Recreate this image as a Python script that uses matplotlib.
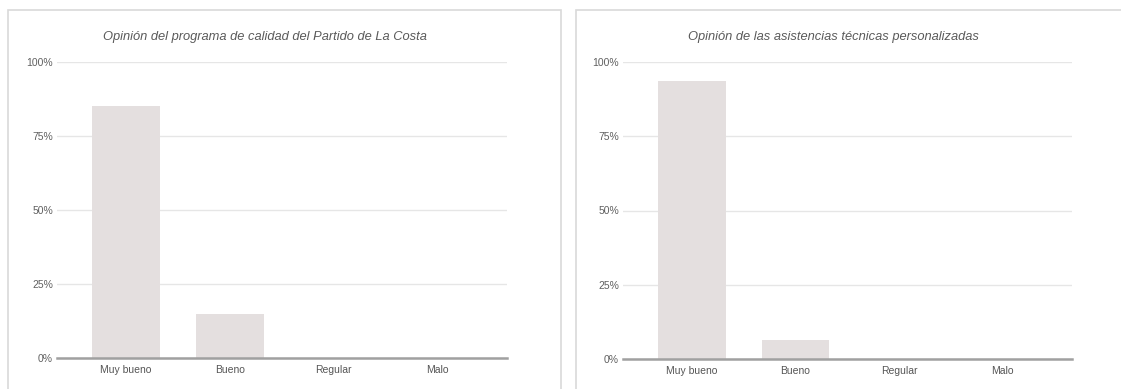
import matplotlib.pyplot as plt
from matplotlib.patches import Rectangle
from matplotlib.ticker import PercentFormatter

categorias = ["Muy bueno", "Bueno", "Regular", "Malo"]
valores_programa = [85, 15, 0, 0]
valores_asistencias = [93.75, 6.25, 0, 0]
titulos = [
    "Opinión del programa de calidad del Partido de La Costa",
    "Opinión de las asistencias técnicas personalizadas",
]

plt.rcParams["font.family"] = ["Liberation Sans", "DejaVu Sans"]

W, H = 1121, 389
fig = plt.figure(figsize=(W / 100, H / 100), dpi=100)
fig.patch.set_facecolor("white")

# marcos de cada panel (en pixeles)
for x0, x1 in [(8, 561), (576, 1130)]:
    fig.patches.append(Rectangle((x0 / W, -0.05), (x1 - x0) / W, 1.05 - 10 / H,
                                 transform=fig.transFigure, fill=False,
                                 edgecolor="#d9d9d9", linewidth=1.2))

# ejes: (izq, der, arriba 100%, abajo 0%) en pixeles
posiciones = [(57, 507, 62, 358), (623, 1072, 62, 359)]
titulo_x = [265, 833]

for (l, r, t, b), valores, titulo, tx in zip(posiciones, [valores_programa, valores_asistencias], titulos, titulo_x):
    ax = fig.add_axes([l / W, (H - b) / H, (r - l) / W, (b - t) / H])
    xs = range(len(categorias))
    ax.bar(xs, valores, width=0.65, color="#e4dfdf", zorder=2)
    ax.set_xlim(-0.665, len(categorias) - 1 + 0.67)
    ax.set_ylim(0, 100)
    ax.set_yticks([0, 25, 50, 75, 100])
    ax.yaxis.set_major_formatter(PercentFormatter(decimals=0))
    ax.set_xticks(list(xs))
    ax.set_xticklabels(categorias)
    ax.grid(axis="y", color="#e6e6e6", linewidth=1.0, zorder=0)
    for s in ["top", "right", "left"]:
        ax.spines[s].set_visible(False)
    ax.spines["bottom"].set_color("#a0a0a0")
    ax.spines["bottom"].set_linewidth(1.8)
    ax.spines["bottom"].set_zorder(3)
    ax.tick_params(axis="y", length=0, pad=3, labelsize=7.5, labelcolor="#606060")
    ax.tick_params(axis="x", length=0, pad=5, labelsize=7.5, labelcolor="#555555")
    ax.set_axisbelow(True)
    fig.text(tx / W, 1 - 37 / H, titulo, ha="center", va="center",
             fontsize=9.3, style="italic", color="#5a5a5a")

fig.savefig("out.png", dpi=100)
• • •
** WORK INSTRUCTIONS **
Pictures stay out. Print the data exactly, from its first line through the line containing "from matplotlib.ticker import".

** FINAL RESULT **
Recreate this image as a Python script that uses matplotlib.
import matplotlib.pyplot as plt
from matplotlib.patches import Rectangle
from matplotlib.ticker import PercentFormatter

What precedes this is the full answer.